The entries for early June initiate a new autobiographical episode that is the chief focus of the rest of the journal. Yorick receives a letter from his daughter Lydia announcing that she and her mother, who is throughout the book referred to as Mrs. Sterne, will visit him to discuss financial arrangements to enable them to retire to France permanently. The monetary details, discussed at length, are probably fairly accurate, as is the resentment with which Yorick predicts that the ladies will carry off all his household possessions: “In short I shall be pluck’d bare—all but of your Portrait and Snuff Box and your other dear Presents.” It is, perhaps, significant of Sterne’s state of mind that the entries for the month after the receipt of Lydia’s letter are much longer and more emotional than those that preceded it. There is considerable discussion about the happy expression of concern about the forthcoming visit, and one is tempted to speculate that Sterne is using the journal less as a literary game and more as a means of putting his mind at ease. In any case, he seems finally to have grown tired of the project toward the end of the summer. The July entries are fond but increasingly less frequent, and, on August 4, Yorick writes that his family is soon to arrive and that their presence will put an end to his diary. A single paragraph, dated November 1, concludes the work. Mrs. Sterne is to retire to France with an annuity of 300 guineas a year, and Yorick is free to think again of Eliza: But What can I say,—What can I write—But the Yearnings of heart wasted with looking and wishing for thy Return—Return—Return! my dear Eliza! May heaven smooth the Way for thee to send thee safely to us, and joy for Ever.

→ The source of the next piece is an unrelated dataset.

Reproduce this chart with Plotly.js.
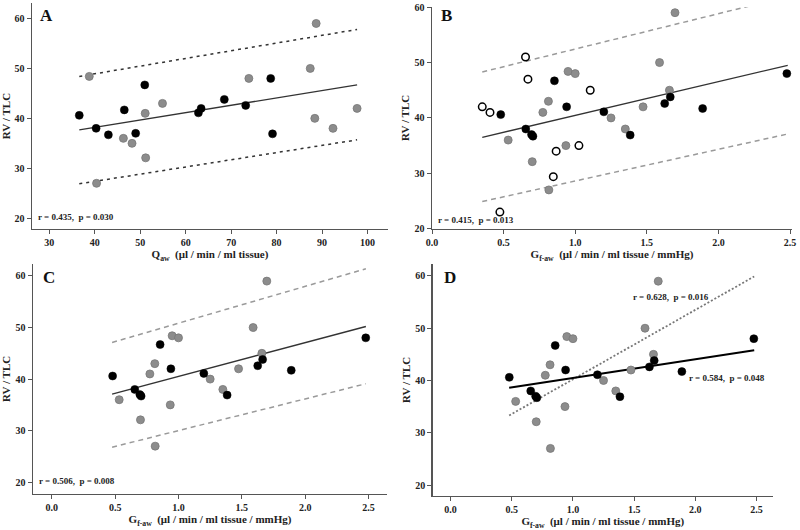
<!DOCTYPE html>
<html>
<head>
<meta charset="utf-8">
<script src="https://cdn.plot.ly/plotly-3.0.1.min.js"></script>
<style>html,body{margin:0;padding:0;background:#fff;}#chart{width:800px;height:530px;}</style>
</head>
<body>
<div id="chart"></div>
<script>
// ---------- Panel A data (Q_aw vs RV/TLC) ----------
const aBlackX = [36.6, 40.3, 43.0, 46.5, 49.0, 51.0, 62.8, 63.4, 68.5, 73.2, 78.7, 79.1];
const aBlackY = [40.6, 38.0, 36.7, 41.7, 37.0, 46.7, 41.1, 42.0, 43.8, 42.6, 48.0, 36.9];
const aGrayX = [38.8, 40.4, 46.3, 48.2, 51.1, 51.2, 54.9, 73.9, 87.4, 88.7, 88.4, 92.4, 97.7];
const aGrayY = [48.4, 27.0, 36.0, 35.0, 41.0, 32.1, 43.0, 48.0, 50.0, 59.0, 40.0, 38.0, 42.0];
const aFitX = [36.6, 97.7];
const aFitY = [37.7, 46.7];
const aUpperY = [48.4, 57.8];
const aLowerY = [26.9, 35.7];

// ---------- Shared data for B, C, D (G_f-aw vs RV/TLC) ----------
const gBlackX = [0.48, 0.655, 0.695, 0.705, 0.855, 0.94, 1.20, 1.384, 1.625, 1.664, 1.89, 2.478];
const gBlackY = [40.6, 38.0, 37.0, 36.7, 46.7, 42.0, 41.1, 36.9, 42.6, 43.8, 41.7, 48.0];
const gGrayX = [0.532, 0.70, 0.774, 0.813, 0.816, 0.935, 0.95, 1.0, 1.25, 1.35, 1.474, 1.589, 1.658, 1.697];
const gGrayY = [36.0, 32.1, 41.0, 43.0, 27.0, 35.0, 48.4, 48.0, 40.0, 38.0, 42.0, 50.0, 45.0, 59.0];
// open circles only in B
const bOpenX = [0.351, 0.405, 0.653, 0.67, 1.105, 1.026, 0.867, 0.847, 0.474];
const bOpenY = [42.0, 41.0, 51.0, 47.0, 45.0, 35.0, 34.0, 29.4, 23.0];

const bFitX = [0.351, 2.484];
const bFitY = [36.5, 49.5];
const bUpperX = [0.351, 2.216];
const bUpperY = [48.3, 60.2];
const bLowerX = [0.351, 2.484];
const bLowerY = [24.9, 37.1];

const cFitX = [0.476, 2.479];
const cFitY = [37.1, 50.2];
const cUpperY = [47.1, 61.4];
const cLowerY = [26.8, 39.1];

const dAllFitX = [0.479, 2.481];
const dAllFitY = [38.6, 45.8];
const dGrayFitX = [0.479, 2.481];
const dGrayFitY = [33.3, 59.9];

const statsA = "r = 0.435,  p = 0.030";
const statsB = "r = 0.415,  p = 0.013";
const statsC = "r = 0.506,  p = 0.008";
const statsD1 = "r = 0.628,  p = 0.016";
const statsD2 = "r = 0.584,  p = 0.048";

const FONT = "Liberation Serif, Times New Roman, serif";
const black = {color:'#000', size:8, line:{color:'#000', width:0.5}};
const gray = {color:'#8c8c8c', size:8, line:{color:'#777', width:0.8}};
const open = {color:'#fff', size:7.5, line:{color:'#000', width:1.5}};

function pts(x, y, marker, xa, ya){
  return {type:'scatter', mode:'markers', x:x, y:y, marker:marker, xaxis:xa, yaxis:ya, hoverinfo:'skip'};
}
function ln(x, y, line, xa, ya){
  return {type:'scatter', mode:'lines', x:x, y:y, line:line, xaxis:xa, yaxis:ya, hoverinfo:'skip'};
}
const fitLine = {color:'#333', width:1.3};
const dotA = {color:'#333', width:1.5, dash:'3px,4px'};
const dashBC = {color:'#9a9a9a', width:1.5, dash:'5px,4px'};

const data = [
  // A
  ln(aFitX, aFitY, fitLine, 'x', 'y'),
  ln(aFitX, aUpperY, dotA, 'x', 'y'),
  ln(aFitX, aLowerY, dotA, 'x', 'y'),
  pts(aGrayX, aGrayY, gray, 'x', 'y'),
  pts(aBlackX, aBlackY, black, 'x', 'y'),
  // B
  ln(bFitX, bFitY, fitLine, 'x2', 'y2'),
  ln(bUpperX, bUpperY, dashBC, 'x2', 'y2'),
  ln(bLowerX, bLowerY, dashBC, 'x2', 'y2'),
  pts(gGrayX, gGrayY, gray, 'x2', 'y2'),
  pts(gBlackX, gBlackY, black, 'x2', 'y2'),
  pts(bOpenX, bOpenY, open, 'x2', 'y2'),
  // C
  ln(cFitX, cFitY, fitLine, 'x3', 'y3'),
  ln(cFitX, cUpperY, dashBC, 'x3', 'y3'),
  ln(cFitX, cLowerY, dashBC, 'x3', 'y3'),
  pts(gGrayX, gGrayY, gray, 'x3', 'y3'),
  pts(gBlackX, gBlackY, black, 'x3', 'y3'),
  // D
  ln(dGrayFitX, dGrayFitY, {color:'#777', width:1.8, dash:'2px,2px'}, 'x4', 'y4'),
  ln(dAllFitX, dAllFitY, {color:'#000', width:2}, 'x4', 'y4'),
  pts(gGrayX, gGrayY, gray, 'x4', 'y4'),
  pts(gBlackX, gBlackY, black, 'x4', 'y4')
];

const tickFont = {family:FONT, size:10, color:'#222', weight:'bold'};
const titleFont = {family:FONT, size:11, color:'#222', weight:'bold'};
function xax(domain, range, dtick, fmt, anchor, title){
  return {domain:domain, range:range, dtick:dtick, tick0:0, tickformat:fmt, anchor:anchor,
    showgrid:false, zeroline:false, showline:true, linecolor:'#555', linewidth:1.5,
    ticks:'outside', ticklen:4, tickwidth:1, tickcolor:'#555', tickfont:tickFont,
    title:{text:title, font:titleFont, standoff:1}};
}
function yax(domain, range, anchor){
  return {domain:domain, range:range, dtick:10, tick0:0, anchor:anchor,
    showgrid:false, zeroline:false, showline:true, linecolor:'#555', linewidth:1.5,
    ticks:'outside', ticklen:4, tickwidth:1, tickcolor:'#555', tickfont:tickFont,
    title:{text:'RV / TLC', font:titleFont, standoff:2}};
}
const qTitle = 'Q<sub>aw</sub>  (μl / min / ml tissue)';
const gTitle = 'G<sub>f-aw</sub>  (μl / min / ml tissue / mmHg)';

function label(t, x, y){
  return {text:t, xref:'paper', yref:'paper', x:x, y:y, showarrow:false,
    xanchor:'center', yanchor:'middle', font:{family:FONT, size:17, color:'#111', weight:'bold'}};
}
function stat(t, xr, yr, x, y, xanchor){
  return {text:t, xref:xr, yref:yr, x:x, y:y, showarrow:false, xanchor:xanchor, yanchor:'middle',
    font:{family:FONT, size:9, color:'#222', weight:'bold'}};
}

const layout = {
  width:800, height:530, margin:{l:0, r:0, t:0, b:0},
  paper_bgcolor:'#fff', plot_bgcolor:'#fff', showlegend:false,
  xaxis: xax([0.04, 0.485], [26.2, 104.5], 10, '', 'y', qTitle),
  yaxis: yax([0.568, 0.994], [17.86, 63.06], 'x'),
  xaxis2: xax([0.54, 0.99], [0, 2.514], 0.5, '.1f', 'y2', gTitle),
  yaxis2: yax([0.568, 0.987], [19.95, 60.05], 'x2'),
  xaxis3: xax([0.0413, 0.4838], [-0.148, 2.646], 0.5, '.1f', 'y3', gTitle),
  yaxis3: yax([0.068, 0.502], [17.73, 62.33], 'x3'),
  xaxis4: xax([0.541, 0.966], [-0.145, 2.633], 0.5, '.1f', 'y4', gTitle),
  yaxis4: yax([0.0642, 0.502], [17.9, 62.3], 'x4'),
  annotations: [
    label('A', 0.0575, 0.970), label('B', 0.5575, 0.970),
    label('C', 0.061, 0.477), label('D', 0.5625, 0.477),
    stat(statsA, 'x domain', 'y domain', 0.012, 0.055, 'left'),
    stat(statsB, 'x2 domain', 'y2 domain', 0.012, 0.04, 'left'),
    stat(statsC, 'x3 domain', 'y3 domain', 0.012, 0.055, 'left'),
    stat(statsD1, 'x4', 'y4', 1.8, 56, 'center'),
    stat(statsD2, 'x4', 'y4', 2.255, 40.4, 'center')
  ]
};

Plotly.newPlot('chart', data, layout, {staticPlot:true, displayModeBar:false});
</script>
</body>
</html>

The Journal to Eliza has attracted considerable attention as a biographical document, though it is one of somewhat dubious value, and as a work illustrating eighteenth century sentimental writing. It falls far below Tristram Shandy and A Sentimental Journey, however, in literary interest; the unceasing protestations of love, grief, and despair inevitably become monotonous, as Sterne himself seems to have discovered. Readers will, however, continue to turn to the journal for the insights it gives into the author’s peculiar genius.